Women: What to Pack for Winter
Clockwise from top left: Tamsin Oversize Circle Frame, Fair Isle Striped Sweater, Cashmere Blend Two-Tone Christian Scarf, Heart Ring Necklaces, AEO Marled Beanie, Patagonia Women’s Full Zip Better Sweater Coat, Jockey Thermals Smart Thermals Leggings, Carolyn Riding Boot
A coat, a hat, gloves, and a thick wooly scarf or two can take up a lot of suitcase space. So, when it comes to winter packing, it’s doubly important to get strategic with what you choose to bring. A flannel button-down shirt or a thin cashmere crew offers the warmth of a sweater without all that bulk. It’s also smart to invest in a winter coat that’s suitable for traveling—one that provides a high level of warmth yet isn’t unwieldy.
I’m a big fan of flat, knee-high boots for winter travel.
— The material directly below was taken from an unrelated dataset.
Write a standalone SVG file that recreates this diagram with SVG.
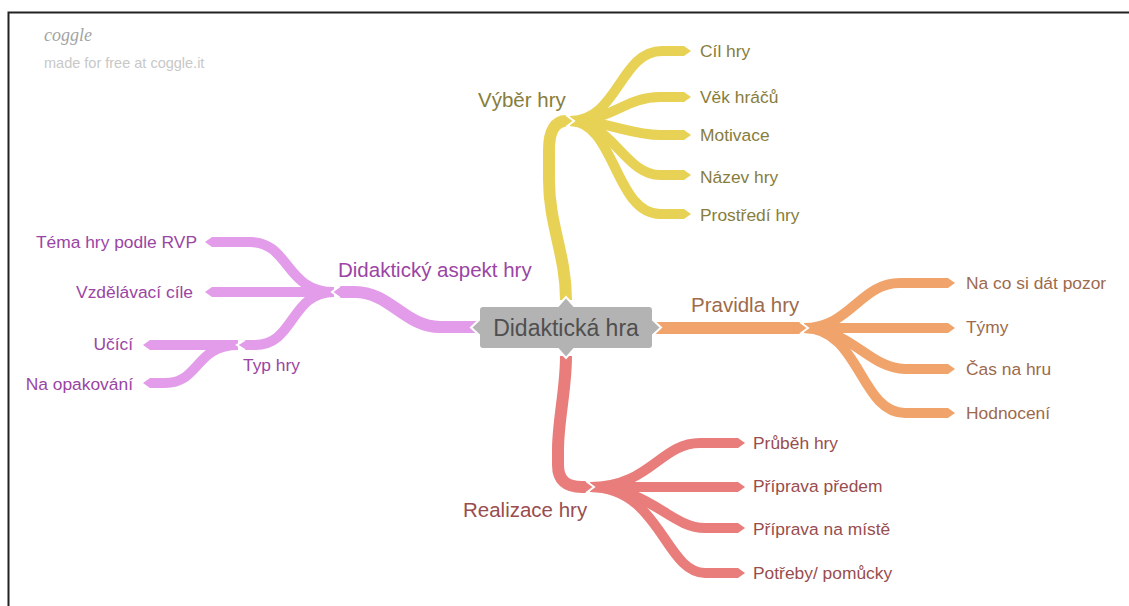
<svg xmlns="http://www.w3.org/2000/svg" width="1129" height="606" viewBox="0 0 1129 606">
<style>
.br{fill:none;stroke-linecap:butt;stroke-linejoin:round}
.y{stroke:#e8d255}.o{stroke:#f0a46c}.r{stroke:#e87d7b}.p{stroke:#e39ce9}
.m{stroke-width:12}.c{stroke-width:10}
text{font-family:"Liberation Sans",Arial,sans-serif}
.lf{font-size:17.4px}.mn{font-size:20.5px}
.ty{fill:#877d3c}.to{fill:#9d6a4c}.tr{fill:#984d4e}.tp{fill:#9a45a4}
.tip{stroke:#fff;stroke-width:2}
</style>
<defs>
<marker id="ay" viewBox="0 -0.5 0.7 1" refX="0" refY="0" markerWidth="0.7" markerHeight="1" orient="auto"><path d="M0,-0.5L0.7,0L0,0.5Z" fill="#e8d255"/></marker>
<marker id="ao" viewBox="0 -0.5 0.7 1" refX="0" refY="0" markerWidth="0.7" markerHeight="1" orient="auto"><path d="M0,-0.5L0.7,0L0,0.5Z" fill="#f0a46c"/></marker>
<marker id="ar" viewBox="0 -0.5 0.7 1" refX="0" refY="0" markerWidth="0.7" markerHeight="1" orient="auto"><path d="M0,-0.5L0.7,0L0,0.5Z" fill="#e87d7b"/></marker>
<marker id="ap" viewBox="0 -0.5 0.7 1" refX="0" refY="0" markerWidth="0.7" markerHeight="1" orient="auto"><path d="M0,-0.5L0.7,0L0,0.5Z" fill="#e39ce9"/></marker>
</defs>
<rect width="1129" height="606" fill="#fff"/>
<path d="M8.5,606V12.5H1129" fill="none" stroke="#222" stroke-width="2"/>
<text x="44" y="41" font-size="18" fill="#a3a3a3" font-style="italic" style="font-family:'Liberation Serif',serif">coggle</text>
<text x="44" y="68" font-size="14.5" fill="#c8c8c8">made for free at coggle.it</text>

<g id="connectors">
  <!-- yellow -->
  <path class="br y c" marker-end="url(#ay)" d="M570,121C618,121 620,51 662,51L684,51"/>
  <path class="br y c" marker-end="url(#ay)" d="M570,121C612,121 625,97 660,97L684,97"/>
  <path class="br y c" marker-end="url(#ay)" d="M570,121C608,121 630,135 660,135L684,135"/>
  <path class="br y c" marker-end="url(#ay)" d="M570,121C612,121 625,175 660,175L684,175"/>
  <path class="br y c" marker-end="url(#ay)" d="M570,121C615,121 615,214 660,214L684,214"/>
  <path class="br y m" d="M566,300C566,255 549,225 549,180L549,150C549,130 556,121 566,121"/>
  <path class="tip" fill="#e8d255" d="M566,115L574,121L566,127"/>
  <!-- orange -->
  <path class="br o c" marker-end="url(#ao)" d="M804,328C850,328 860,283 900,283L948,283"/>
  <path class="br o c" marker-end="url(#ao)" d="M804,328L948,328"/>
  <path class="br o c" marker-end="url(#ao)" d="M804,328C850,328 870,369 905,369L948,369"/>
  <path class="br o c" marker-end="url(#ao)" d="M804,328C860,328 860,413 905,413L948,413"/>
  <path class="br o m" d="M655,328L800,328"/>
  <path class="tip" fill="#f0a46c" d="M800,322L808,328L800,334"/>
  <!-- red -->
  <path class="br r c" marker-end="url(#ar)" d="M590,487C650,487 660,443 700,443L738,443"/>
  <path class="br r c" marker-end="url(#ar)" d="M590,487L738,487"/>
  <path class="br r c" marker-end="url(#ar)" d="M590,487C650,487 670,528 705,528L738,528"/>
  <path class="br r c" marker-end="url(#ar)" d="M590,487C660,487 665,573 705,573L738,573"/>
  <path class="br r m" d="M566,356C566,390 558,420 558,450L558,465C558,480 566,487 582,487L586,487"/>
  <path class="tip" fill="#e87d7b" d="M586,481L594,487L586,493"/>
  <!-- purple -->
  <path class="br p c" marker-end="url(#ap)" d="M334,292C285,292 290,242 250,242L212,242"/>
  <path class="br p c" marker-end="url(#ap)" d="M334,292L212,292"/>
  <path class="br p c" d="M334,292C290,292 295,345 255,345L244,345"/>
  <path class="br p c" marker-end="url(#ap)" d="M238,345L150,345"/>
  <path class="br p c" marker-end="url(#ap)" d="M238,345C195,345 200,383 165,383L150,383"/>
  <path class="tip" fill="#e39ce9" d="M245,340L237,345L245,350"/>
  <path class="br p m" d="M478,327L440,327C405,327 390,292 355,292L340,292"/>
  <path class="tip" fill="#e39ce9" d="M340,286L332,292L340,298"/>
</g>

<g id="center">
  <path d="M483,306L558,306L566,297L574,306L649,306Q653,306 653,310L653,320L661,327.5L653,335L653,345Q653,349 649,349L574,349L566,358L558,349L483,349Q479,349 479,345L479,335L471,327.5L479,320L479,310Q479,306 483,306Z" fill="#b3b3b3" stroke="#fff" stroke-width="2"/>
  <text x="566" y="336" font-size="23" fill="#4f4f4f" text-anchor="middle">Didaktická hra</text>
</g>

<g id="vyber"><text class="mn ty" x="478" y="107">Výběr hry</text></g>
<g id="cil"><text class="lf ty" x="700" y="57">Cíl hry</text></g>
<g id="vek"><text class="lf ty" x="700" y="103">Věk hráčů</text></g>
<g id="motivace"><text class="lf ty" x="700" y="141">Motivace</text></g>
<g id="nazev"><text class="lf ty" x="700" y="183">Název hry</text></g>
<g id="prostredi"><text class="lf ty" x="700" y="221">Prostředí hry</text></g>

<g id="pravidla"><text class="mn to" x="691" y="312">Pravidla hry</text></g>
<g id="pozor"><text class="lf to" x="966" y="289">Na co si dát pozor</text></g>
<g id="tymy"><text class="lf to" x="966" y="333">Týmy</text></g>
<g id="cas"><text class="lf to" x="966" y="375">Čas na hru</text></g>
<g id="hodnoceni"><text class="lf to" x="966" y="419">Hodnocení</text></g>

<g id="realizace"><text class="mn tr" x="463" y="517">Realizace hry</text></g>
<g id="prubeh"><text class="lf tr" x="753" y="449">Průběh hry</text></g>
<g id="predem"><text class="lf tr" x="753" y="492">Příprava předem</text></g>
<g id="miste"><text class="lf tr" x="753" y="535">Příprava na místě</text></g>
<g id="potreby"><text class="lf tr" x="753" y="579">Potřeby/ pomůcky</text></g>

<g id="didakticky"><text class="mn tp" x="338" y="277">Didaktický aspekt hry</text></g>
<g id="tema"><text class="lf tp" x="197" y="248" text-anchor="end">Téma hry podle RVP</text></g>
<g id="cile"><text class="lf tp" x="193" y="298" text-anchor="end">Vzdělávací cíle</text></g>
<g id="typ"><text class="lf tp" x="243" y="371">Typ hry</text></g>
<g id="ucici"><text class="lf tp" x="133" y="350" text-anchor="end">Učící</text></g>
<g id="opakovani"><text class="lf tp" x="133" y="390" text-anchor="end">Na opakování</text></g>
</svg>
If you can find a comfortable, high-quality leather boot, it may be the only shoe you need to bring on your travels. Make sure your boots are water-resistant if you’re traveling to a snowy destination. (In many places, such as European cities, streets may not be shoveled or plowed after a snowfall.) You also want a boot that isn’t too tight on the calf, as you don’t want to wear anything too restrictive during air travel.
Men: What to Pack for Winter
Clockwise from top left: Bowery Slim in Prince of Wales Check, Thermoball Hybrid Jacket, Wolverine 1000 Mile Boot, Cashmere Socks, Ragg Wool Hat, Shearling Gloves, Aldous Sunwear, Men’s Waffle-Knit Crew-Neck Tee
Your winter travel wardrobe should include a hat, a scarf, sunglasses (especially for snowy, high-altitude destinations), gloves or mittens, wooly socks, and, if your destination gets particularly cold in the winter, insulated undergarments like a pair of thermal pants and a thermal shirt.
Picking the right winter jacket can be daunting—you want plenty of insulation but you don’t want a coat that weighs 10 lb. and takes up three-quarters of your suitcase. Look for a winter coat that features lightweight insulation, such as the Thermoball Hybrid Jacket from The North Face.